The Consumer Reports Digital Lab estimated in a 2025 report that deduplication errors affect roughly 3 percent of active cloud-storage accounts annually — a figure that translates to hundreds of thousands of affected users in a metro area the size of the Bay. For lower-income users relying on free storage tiers capped at 15 gigabytes, the pressure to let platforms manage file size automatically is higher, and the consequences of automated deletion are more acute.

What You Can Do Right Now

Advocates at the Electronic Frontier Foundation, headquartered on Eddy Street in San Francisco, recommend that residents disable automatic storage-optimization settings on any platform used to submit official documents. That means turning off "free up space" or "optimize storage" toggles in both Google Photos and Apple Photos before uploading anything to a government portal. EFF's digital-rights guides, available free on its website, walk users through the process step by step.

The Department of Building Inspection says its ePlans system does not delete user-submitted files unilaterally, but the agency acknowledges that files synced from third-party cloud services may arrive already processed by upstream deduplication before they reach city servers. The department's permit center at 49 South Van Ness Avenue has a walk-in public counter open Tuesday through Friday where staff can help applicants resubmit missing documentation without restarting the permit clock — provided the applicant can demonstrate the original submission date.

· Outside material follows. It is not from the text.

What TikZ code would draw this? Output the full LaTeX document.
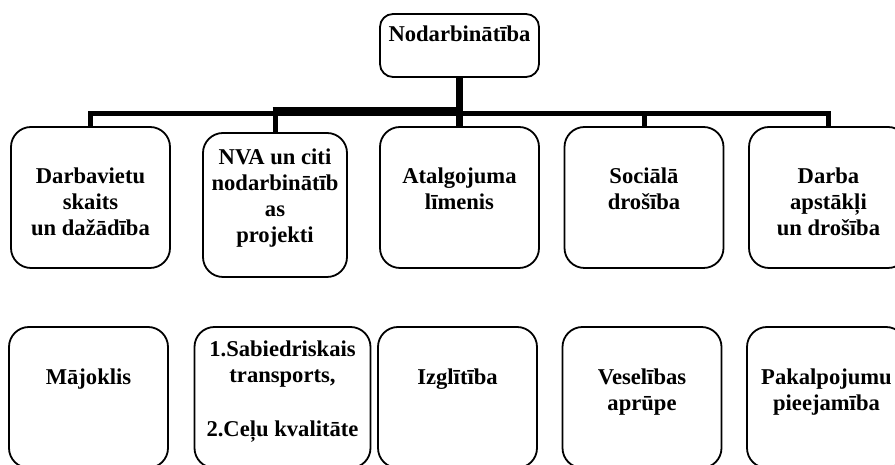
\documentclass[tikz,border=0pt]{standalone}
\usepackage{fontspec}
\setmainfont{Liberation Serif}
\usepackage{tikz}
\usetikzlibrary{positioning}

\begin{document}
\begin{tikzpicture}[x=1pt,y=1pt,node distance=184.5pt,on grid]
    \tikzstyle{box}=[shape=rectangle,rounded corners=20pt,draw,line width=1.8pt,minimum width=159pt,minimum height=141pt,inner sep=0pt]
    \tikzstyle{txt}=[font=\bfseries\fontsize{22.6}{26}\selectfont,align=center,inner sep=0pt,anchor=north]
    \tikzstyle{conn}=[line width=5pt]

    \useasboundingbox (0,0) rectangle (895,465);

    \node[box,minimum height=63pt,rounded corners=13pt] (top) at (459.5,419.5) {};

    \node[box] (B1) at (90.5,267.5) {};
    \node[box,right of=B1,yshift=-7.5pt,minimum width=144pt,minimum height=144pt] (B2) {};
    \node[box,right of=B2,yshift=7.5pt] (B3) {};
    \node[box,right of=B3] (B4) {};
    \node[box,right of=B4] (B5) {};

    \node[box] (C1) at (88.5,67.5) {};
    \node[box,right of=C1,xshift=9.5pt,minimum width=176pt] (C2) {};
    \node[box,right of=C2,xshift=-9.5pt] (C3) {};
    \node[box,right of=C3] (C4) {};
    \node[box,right of=C4] (C5) {};

    \node[txt] (Ttop) at ([yshift=-10pt]top.north) {\strut Nodarbinātība};
    \node[txt] (T1) at ([yshift=-39pt]B1.north) {\strut Darbavietu\\skaits\\un dažādība};
    \node[txt] (T2) at ([yshift=-14pt]B2.north) {\strut NVA un citi\\nodarbinātīb\\as\\projekti};
    \node[txt] (T3) at ([yshift=-39pt]B3.north) {\strut Atalgojuma\\līmenis};
    \node[txt] (T4) at ([yshift=-39pt]B4.north) {\strut Sociālā\\drošība};
    \node[txt] (T5) at ([yshift=-39pt]B5.north) {\strut Darba\\apstākļi\\un drošība};

    \node[txt] (U1) at ([yshift=-40pt]C1.north) {\strut Mājoklis};
    \node[txt] (U2) at ([yshift=-12.5pt]C2.north) {\strut 1.Sabiedriskais\\transports,\\[28pt]2.Ceļu kvalitāte};
    \node[txt] (U3) at ([yshift=-40pt]C3.north) {\strut Izglītība};
    \node[txt] (U4) at ([yshift=-40pt]C4.north) {\strut Veselības\\aprūpe};
    \node[txt] (U5) at ([yshift=-40pt]C5.north) {\strut Pakalpojumu\\pieejamība};

    % connectors
    \coordinate (bar) at ([yshift=12.5pt]B1.north);
    \coordinate (bar2) at ([yshift=2pt]bar);
    \coordinate (thickL) at (B2.north |- bar2);
    \draw[conn] (B1.north) -- (bar) -| (B5.north);
    \draw[conn] (B2.north) -- (B2.north |- bar);
    \draw[conn] (B4.north) -- (B4.north |- bar);
    \draw[line width=7pt] (top.south) -- (B3.north);
    \draw[line width=9pt] ([xshift=-2.5pt]thickL) -- (top.south |- bar2);

\end{tikzpicture}
\end{document}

Community organizers at Tenderloin Housing Clinic on Turk Street say they now advise every client to export a local backup of all submission images to a USB drive before using any online benefits or housing portal. It's an analog solution to a digital problem, but for residents whose lease, permit, or benefits approval may hinge on a single photograph, it is the only fail-safe that doesn't depend on a platform's terms of service staying constant. The next MEDA digital-help session is scheduled for July 18 at its 2301 Mission Street office, and staff say the image-backup question will be on the agenda.